● DATA SEGMENT
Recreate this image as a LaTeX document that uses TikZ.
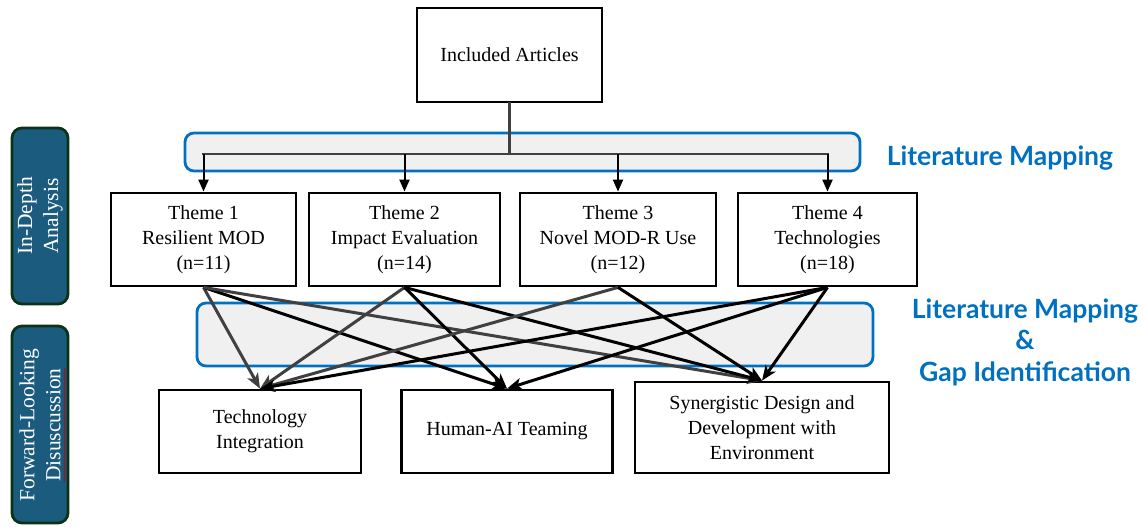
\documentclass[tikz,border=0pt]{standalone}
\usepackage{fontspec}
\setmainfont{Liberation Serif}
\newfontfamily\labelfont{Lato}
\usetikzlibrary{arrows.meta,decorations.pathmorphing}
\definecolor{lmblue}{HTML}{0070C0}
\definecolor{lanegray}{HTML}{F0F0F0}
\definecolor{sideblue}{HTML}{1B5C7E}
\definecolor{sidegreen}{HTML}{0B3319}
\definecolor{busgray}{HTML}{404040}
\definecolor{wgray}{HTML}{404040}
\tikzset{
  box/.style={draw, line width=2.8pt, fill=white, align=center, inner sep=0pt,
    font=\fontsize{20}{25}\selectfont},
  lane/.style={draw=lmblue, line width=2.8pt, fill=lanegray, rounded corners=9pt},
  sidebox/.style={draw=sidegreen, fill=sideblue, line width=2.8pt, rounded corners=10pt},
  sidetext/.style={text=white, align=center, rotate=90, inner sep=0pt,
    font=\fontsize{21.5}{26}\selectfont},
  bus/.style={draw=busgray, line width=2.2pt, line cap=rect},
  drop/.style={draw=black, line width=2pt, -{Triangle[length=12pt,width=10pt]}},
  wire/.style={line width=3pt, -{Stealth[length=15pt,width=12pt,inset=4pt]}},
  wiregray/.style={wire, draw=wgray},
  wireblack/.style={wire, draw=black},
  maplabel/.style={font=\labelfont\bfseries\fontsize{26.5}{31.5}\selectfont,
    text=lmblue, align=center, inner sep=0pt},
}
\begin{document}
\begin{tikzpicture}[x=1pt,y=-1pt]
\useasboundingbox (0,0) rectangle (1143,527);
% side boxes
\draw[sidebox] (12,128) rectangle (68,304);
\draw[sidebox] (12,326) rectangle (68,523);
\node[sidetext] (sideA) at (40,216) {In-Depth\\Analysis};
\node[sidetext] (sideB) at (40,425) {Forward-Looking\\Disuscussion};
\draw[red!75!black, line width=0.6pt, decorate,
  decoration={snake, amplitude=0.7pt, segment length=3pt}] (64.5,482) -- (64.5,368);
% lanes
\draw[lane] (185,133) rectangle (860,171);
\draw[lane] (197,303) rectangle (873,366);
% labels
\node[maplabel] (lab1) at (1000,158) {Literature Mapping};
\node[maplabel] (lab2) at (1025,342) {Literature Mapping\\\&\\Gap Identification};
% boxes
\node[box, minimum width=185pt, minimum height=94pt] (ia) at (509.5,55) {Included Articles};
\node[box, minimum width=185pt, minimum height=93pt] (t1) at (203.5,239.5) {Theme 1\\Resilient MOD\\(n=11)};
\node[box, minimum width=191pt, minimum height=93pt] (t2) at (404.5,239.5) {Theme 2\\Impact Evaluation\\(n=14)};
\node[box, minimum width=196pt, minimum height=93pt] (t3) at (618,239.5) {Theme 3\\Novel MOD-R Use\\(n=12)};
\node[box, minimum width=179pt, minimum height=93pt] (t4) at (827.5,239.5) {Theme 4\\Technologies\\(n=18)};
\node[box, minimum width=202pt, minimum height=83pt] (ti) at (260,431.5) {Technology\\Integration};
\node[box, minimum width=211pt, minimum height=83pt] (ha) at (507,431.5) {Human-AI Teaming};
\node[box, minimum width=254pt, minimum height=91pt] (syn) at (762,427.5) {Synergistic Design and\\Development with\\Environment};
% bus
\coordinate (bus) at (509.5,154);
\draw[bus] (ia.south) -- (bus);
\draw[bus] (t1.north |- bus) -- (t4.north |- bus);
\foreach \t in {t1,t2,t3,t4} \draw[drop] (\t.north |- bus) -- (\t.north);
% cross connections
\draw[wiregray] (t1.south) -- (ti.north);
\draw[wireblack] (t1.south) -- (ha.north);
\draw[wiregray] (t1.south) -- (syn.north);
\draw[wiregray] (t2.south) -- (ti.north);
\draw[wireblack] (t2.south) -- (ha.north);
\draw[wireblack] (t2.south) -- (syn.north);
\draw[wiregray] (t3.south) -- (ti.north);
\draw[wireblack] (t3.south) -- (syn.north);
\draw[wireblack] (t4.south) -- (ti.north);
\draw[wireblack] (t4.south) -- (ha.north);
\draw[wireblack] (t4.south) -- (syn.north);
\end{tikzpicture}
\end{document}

● REQUIRED TASK
Leave the pictures out and copy the rest of the data exactly.

● THE SOLUTION
Recreate this image as a LaTeX document that uses TikZ.
\documentclass[tikz,border=0pt]{standalone}
\usepackage{fontspec}
\setmainfont{Liberation Serif}
\newfontfamily\labelfont{Lato}
\usetikzlibrary{arrows.meta,decorations.pathmorphing}
\definecolor{lmblue}{HTML}{0070C0}
\definecolor{lanegray}{HTML}{F0F0F0}
\definecolor{sideblue}{HTML}{1B5C7E}
\definecolor{sidegreen}{HTML}{0B3319}
\definecolor{busgray}{HTML}{404040}
\definecolor{wgray}{HTML}{404040}
\tikzset{
  box/.style={draw, line width=2.8pt, fill=white, align=center, inner sep=0pt,
    font=\fontsize{20}{25}\selectfont},
  lane/.style={draw=lmblue, line width=2.8pt, fill=lanegray, rounded corners=9pt},
  sidebox/.style={draw=sidegreen, fill=sideblue, line width=2.8pt, rounded corners=10pt},
  sidetext/.style={text=white, align=center, rotate=90, inner sep=0pt,
    font=\fontsize{21.5}{26}\selectfont},
  bus/.style={draw=busgray, line width=2.2pt, line cap=rect},
  drop/.style={draw=black, line width=2pt, -{Triangle[length=12pt,width=10pt]}},
  wire/.style={line width=3pt, -{Stealth[length=15pt,width=12pt,inset=4pt]}},
  wiregray/.style={wire, draw=wgray},
  wireblack/.style={wire, draw=black},
  maplabel/.style={font=\labelfont\bfseries\fontsize{26.5}{31.5}\selectfont,
    text=lmblue, align=center, inner sep=0pt},
}
\begin{document}
\begin{tikzpicture}[x=1pt,y=-1pt]
\useasboundingbox (0,0) rectangle (1143,527);
% side boxes
\draw[sidebox] (12,128) rectangle (68,304);
\draw[sidebox] (12,326) rectangle (68,523);
\node[sidetext] (sideA) at (40,216) {In-Depth\\Analysis};
\node[sidetext] (sideB) at (40,425) {Forward-Looking\\Disuscussion};
\draw[red!75!black, line width=0.6pt, decorate,
  decoration={snake, amplitude=0.7pt, segment length=3pt}] (64.5,482) -- (64.5,368);
% lanes
\draw[lane] (185,133) rectangle (860,171);
\draw[lane] (197,303) rectangle (873,366);
% labels
\node[maplabel] (lab1) at (1000,158) {Literature Mapping};
\node[maplabel] (lab2) at (1025,342) {Literature Mapping\\\&\\Gap Identification};
% boxes
\node[box, minimum width=185pt, minimum height=94pt] (ia) at (509.5,55) {Included Articles};
\node[box, minimum width=185pt, minimum height=93pt] (t1) at (203.5,239.5) {Theme 1\\Resilient MOD\\(n=11)};
\node[box, minimum width=191pt, minimum height=93pt] (t2) at (404.5,239.5) {Theme 2\\Impact Evaluation\\(n=14)};
\node[box, minimum width=196pt, minimum height=93pt] (t3) at (618,239.5) {Theme 3\\Novel MOD-R Use\\(n=12)};
\node[box, minimum width=179pt, minimum height=93pt] (t4) at (827.5,239.5) {Theme 4\\Technologies\\(n=18)};
\node[box, minimum width=202pt, minimum height=83pt] (ti) at (260,431.5) {Technology\\Integration};
\node[box, minimum width=211pt, minimum height=83pt] (ha) at (507,431.5) {Human-AI Teaming};
\node[box, minimum width=254pt, minimum height=91pt] (syn) at (762,427.5) {Synergistic Design and\\Development with\\Environment};
% bus
\coordinate (bus) at (509.5,154);
\draw[bus] (ia.south) -- (bus);
\draw[bus] (t1.north |- bus) -- (t4.north |- bus);
\foreach \t in {t1,t2,t3,t4} \draw[drop] (\t.north |- bus) -- (\t.north);
% cross connections
\draw[wiregray] (t1.south) -- (ti.north);
\draw[wireblack] (t1.south) -- (ha.north);
\draw[wiregray] (t1.south) -- (syn.north);
\draw[wiregray] (t2.south) -- (ti.north);
\draw[wireblack] (t2.south) -- (ha.north);
\draw[wireblack] (t2.south) -- (syn.north);
\draw[wiregray] (t3.south) -- (ti.north);
\draw[wireblack] (t3.south) -- (syn.north);
\draw[wireblack] (t4.south) -- (ti.north);
\draw[wireblack] (t4.south) -- (ha.north);
\draw[wireblack] (t4.south) -- (syn.north);
\end{tikzpicture}
\end{document}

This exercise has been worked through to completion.